• **Collected material**

* start *

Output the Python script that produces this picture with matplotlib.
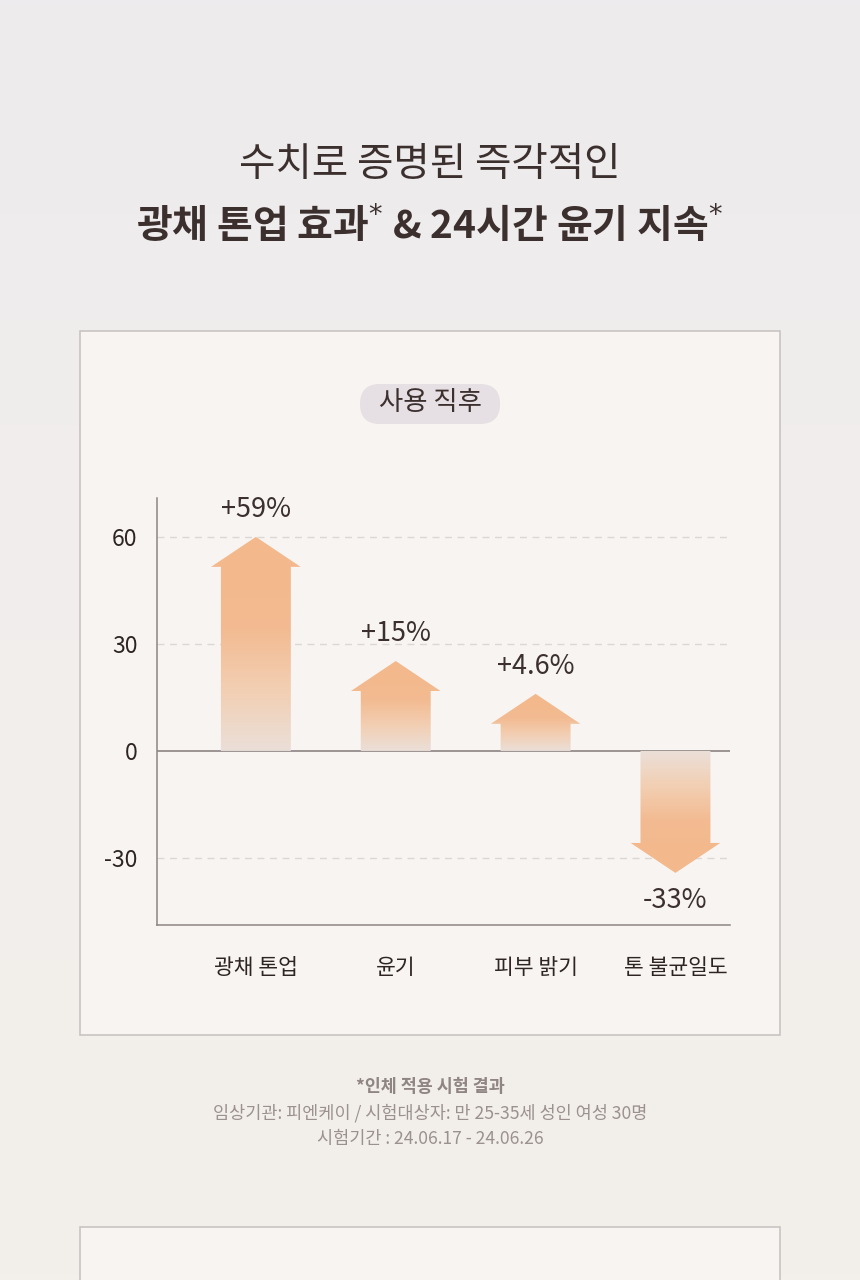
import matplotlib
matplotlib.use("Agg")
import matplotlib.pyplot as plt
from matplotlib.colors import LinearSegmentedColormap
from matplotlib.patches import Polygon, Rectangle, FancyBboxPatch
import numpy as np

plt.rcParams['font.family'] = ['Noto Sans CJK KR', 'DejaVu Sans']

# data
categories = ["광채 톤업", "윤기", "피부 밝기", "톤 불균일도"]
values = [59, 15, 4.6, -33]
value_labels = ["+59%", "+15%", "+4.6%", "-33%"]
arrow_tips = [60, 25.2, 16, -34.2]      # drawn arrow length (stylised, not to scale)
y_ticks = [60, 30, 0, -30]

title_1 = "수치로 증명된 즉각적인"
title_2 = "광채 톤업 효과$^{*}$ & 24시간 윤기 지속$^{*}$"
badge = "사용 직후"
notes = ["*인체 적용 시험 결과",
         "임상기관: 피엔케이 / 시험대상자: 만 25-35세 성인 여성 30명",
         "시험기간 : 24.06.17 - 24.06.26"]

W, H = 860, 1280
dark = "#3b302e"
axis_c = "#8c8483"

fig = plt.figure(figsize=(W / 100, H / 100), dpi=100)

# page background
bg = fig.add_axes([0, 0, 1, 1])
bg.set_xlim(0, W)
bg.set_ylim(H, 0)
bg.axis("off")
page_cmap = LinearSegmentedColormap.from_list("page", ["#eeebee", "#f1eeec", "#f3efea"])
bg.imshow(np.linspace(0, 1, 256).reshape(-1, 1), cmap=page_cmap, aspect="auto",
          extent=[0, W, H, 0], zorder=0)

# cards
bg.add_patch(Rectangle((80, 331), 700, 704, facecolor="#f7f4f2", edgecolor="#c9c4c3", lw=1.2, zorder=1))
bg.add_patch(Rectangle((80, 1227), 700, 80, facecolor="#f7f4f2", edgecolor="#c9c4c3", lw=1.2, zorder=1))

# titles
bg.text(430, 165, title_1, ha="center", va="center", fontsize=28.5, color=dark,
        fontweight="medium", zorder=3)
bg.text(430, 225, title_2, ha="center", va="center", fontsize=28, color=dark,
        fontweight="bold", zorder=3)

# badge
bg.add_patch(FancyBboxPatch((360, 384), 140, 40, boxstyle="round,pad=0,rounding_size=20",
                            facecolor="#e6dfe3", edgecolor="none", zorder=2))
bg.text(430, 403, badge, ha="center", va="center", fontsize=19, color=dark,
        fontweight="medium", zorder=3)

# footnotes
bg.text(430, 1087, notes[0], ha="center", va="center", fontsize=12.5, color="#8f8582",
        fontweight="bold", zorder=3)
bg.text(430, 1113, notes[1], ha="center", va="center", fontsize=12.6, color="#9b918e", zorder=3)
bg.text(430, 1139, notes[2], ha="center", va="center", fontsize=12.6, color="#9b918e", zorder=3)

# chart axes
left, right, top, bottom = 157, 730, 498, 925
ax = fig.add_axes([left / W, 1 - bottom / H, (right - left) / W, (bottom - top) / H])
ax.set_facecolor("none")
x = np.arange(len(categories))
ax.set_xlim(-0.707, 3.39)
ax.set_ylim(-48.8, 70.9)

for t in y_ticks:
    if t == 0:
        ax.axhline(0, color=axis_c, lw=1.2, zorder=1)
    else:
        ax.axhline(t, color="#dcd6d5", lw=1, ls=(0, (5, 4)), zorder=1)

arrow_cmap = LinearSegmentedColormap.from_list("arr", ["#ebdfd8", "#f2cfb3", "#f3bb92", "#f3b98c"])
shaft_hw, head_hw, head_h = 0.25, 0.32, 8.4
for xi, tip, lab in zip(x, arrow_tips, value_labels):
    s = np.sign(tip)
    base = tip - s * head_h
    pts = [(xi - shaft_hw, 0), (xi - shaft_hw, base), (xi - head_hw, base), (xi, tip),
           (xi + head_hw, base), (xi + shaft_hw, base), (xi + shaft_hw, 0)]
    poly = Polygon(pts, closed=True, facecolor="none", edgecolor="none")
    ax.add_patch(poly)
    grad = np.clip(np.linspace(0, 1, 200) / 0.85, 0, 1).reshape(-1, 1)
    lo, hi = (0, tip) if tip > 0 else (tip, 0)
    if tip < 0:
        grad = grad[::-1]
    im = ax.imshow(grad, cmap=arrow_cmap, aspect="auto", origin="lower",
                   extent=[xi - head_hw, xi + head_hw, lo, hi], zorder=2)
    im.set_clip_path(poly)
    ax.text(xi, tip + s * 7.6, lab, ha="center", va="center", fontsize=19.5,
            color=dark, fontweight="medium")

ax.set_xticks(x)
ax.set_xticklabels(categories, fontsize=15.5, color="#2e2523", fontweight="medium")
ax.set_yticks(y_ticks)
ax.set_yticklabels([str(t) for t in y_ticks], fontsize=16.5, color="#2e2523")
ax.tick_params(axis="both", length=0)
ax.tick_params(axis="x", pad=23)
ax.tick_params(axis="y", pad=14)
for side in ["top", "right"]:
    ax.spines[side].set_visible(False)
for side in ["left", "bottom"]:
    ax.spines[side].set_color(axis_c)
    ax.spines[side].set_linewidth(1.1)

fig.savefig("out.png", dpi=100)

* end *

• **What you have to do**
Omit the pictures, and quote the material above exactly as given.

• **Written response**
Output the Python script that produces this picture with matplotlib.
import matplotlib
matplotlib.use("Agg")
import matplotlib.pyplot as plt
from matplotlib.colors import LinearSegmentedColormap
from matplotlib.patches import Polygon, Rectangle, FancyBboxPatch
import numpy as np

plt.rcParams['font.family'] = ['Noto Sans CJK KR', 'DejaVu Sans']

# data
categories = ["광채 톤업", "윤기", "피부 밝기", "톤 불균일도"]
values = [59, 15, 4.6, -33]
value_labels = ["+59%", "+15%", "+4.6%", "-33%"]
arrow_tips = [60, 25.2, 16, -34.2]      # drawn arrow length (stylised, not to scale)
y_ticks = [60, 30, 0, -30]

title_1 = "수치로 증명된 즉각적인"
title_2 = "광채 톤업 효과$^{*}$ & 24시간 윤기 지속$^{*}$"
badge = "사용 직후"
notes = ["*인체 적용 시험 결과",
         "임상기관: 피엔케이 / 시험대상자: 만 25-35세 성인 여성 30명",
         "시험기간 : 24.06.17 - 24.06.26"]

W, H = 860, 1280
dark = "#3b302e"
axis_c = "#8c8483"

fig = plt.figure(figsize=(W / 100, H / 100), dpi=100)

# page background
bg = fig.add_axes([0, 0, 1, 1])
bg.set_xlim(0, W)
bg.set_ylim(H, 0)
bg.axis("off")
page_cmap = LinearSegmentedColormap.from_list("page", ["#eeebee", "#f1eeec", "#f3efea"])
bg.imshow(np.linspace(0, 1, 256).reshape(-1, 1), cmap=page_cmap, aspect="auto",
          extent=[0, W, H, 0], zorder=0)

# cards
bg.add_patch(Rectangle((80, 331), 700, 704, facecolor="#f7f4f2", edgecolor="#c9c4c3", lw=1.2, zorder=1))
bg.add_patch(Rectangle((80, 1227), 700, 80, facecolor="#f7f4f2", edgecolor="#c9c4c3", lw=1.2, zorder=1))

# titles
bg.text(430, 165, title_1, ha="center", va="center", fontsize=28.5, color=dark,
        fontweight="medium", zorder=3)
bg.text(430, 225, title_2, ha="center", va="center", fontsize=28, color=dark,
        fontweight="bold", zorder=3)

# badge
bg.add_patch(FancyBboxPatch((360, 384), 140, 40, boxstyle="round,pad=0,rounding_size=20",
                            facecolor="#e6dfe3", edgecolor="none", zorder=2))
bg.text(430, 403, badge, ha="center", va="center", fontsize=19, color=dark,
        fontweight="medium", zorder=3)

# footnotes
bg.text(430, 1087, notes[0], ha="center", va="center", fontsize=12.5, color="#8f8582",
        fontweight="bold", zorder=3)
bg.text(430, 1113, notes[1], ha="center", va="center", fontsize=12.6, color="#9b918e", zorder=3)
bg.text(430, 1139, notes[2], ha="center", va="center", fontsize=12.6, color="#9b918e", zorder=3)

# chart axes
left, right, top, bottom = 157, 730, 498, 925
ax = fig.add_axes([left / W, 1 - bottom / H, (right - left) / W, (bottom - top) / H])
ax.set_facecolor("none")
x = np.arange(len(categories))
ax.set_xlim(-0.707, 3.39)
ax.set_ylim(-48.8, 70.9)

for t in y_ticks:
    if t == 0:
        ax.axhline(0, color=axis_c, lw=1.2, zorder=1)
    else:
        ax.axhline(t, color="#dcd6d5", lw=1, ls=(0, (5, 4)), zorder=1)

arrow_cmap = LinearSegmentedColormap.from_list("arr", ["#ebdfd8", "#f2cfb3", "#f3bb92", "#f3b98c"])
shaft_hw, head_hw, head_h = 0.25, 0.32, 8.4
for xi, tip, lab in zip(x, arrow_tips, value_labels):
    s = np.sign(tip)
    base = tip - s * head_h
    pts = [(xi - shaft_hw, 0), (xi - shaft_hw, base), (xi - head_hw, base), (xi, tip),
           (xi + head_hw, base), (xi + shaft_hw, base), (xi + shaft_hw, 0)]
    poly = Polygon(pts, closed=True, facecolor="none", edgecolor="none")
    ax.add_patch(poly)
    grad = np.clip(np.linspace(0, 1, 200) / 0.85, 0, 1).reshape(-1, 1)
    lo, hi = (0, tip) if tip > 0 else (tip, 0)
    if tip < 0:
        grad = grad[::-1]
    im = ax.imshow(grad, cmap=arrow_cmap, aspect="auto", origin="lower",
                   extent=[xi - head_hw, xi + head_hw, lo, hi], zorder=2)
    im.set_clip_path(poly)
    ax.text(xi, tip + s * 7.6, lab, ha="center", va="center", fontsize=19.5,
            color=dark, fontweight="medium")

ax.set_xticks(x)
ax.set_xticklabels(categories, fontsize=15.5, color="#2e2523", fontweight="medium")
ax.set_yticks(y_ticks)
ax.set_yticklabels([str(t) for t in y_ticks], fontsize=16.5, color="#2e2523")
ax.tick_params(axis="both", length=0)
ax.tick_params(axis="x", pad=23)
ax.tick_params(axis="y", pad=14)
for side in ["top", "right"]:
    ax.spines[side].set_visible(False)
for side in ["left", "bottom"]:
    ax.spines[side].set_color(axis_c)
    ax.spines[side].set_linewidth(1.1)

fig.savefig("out.png", dpi=100)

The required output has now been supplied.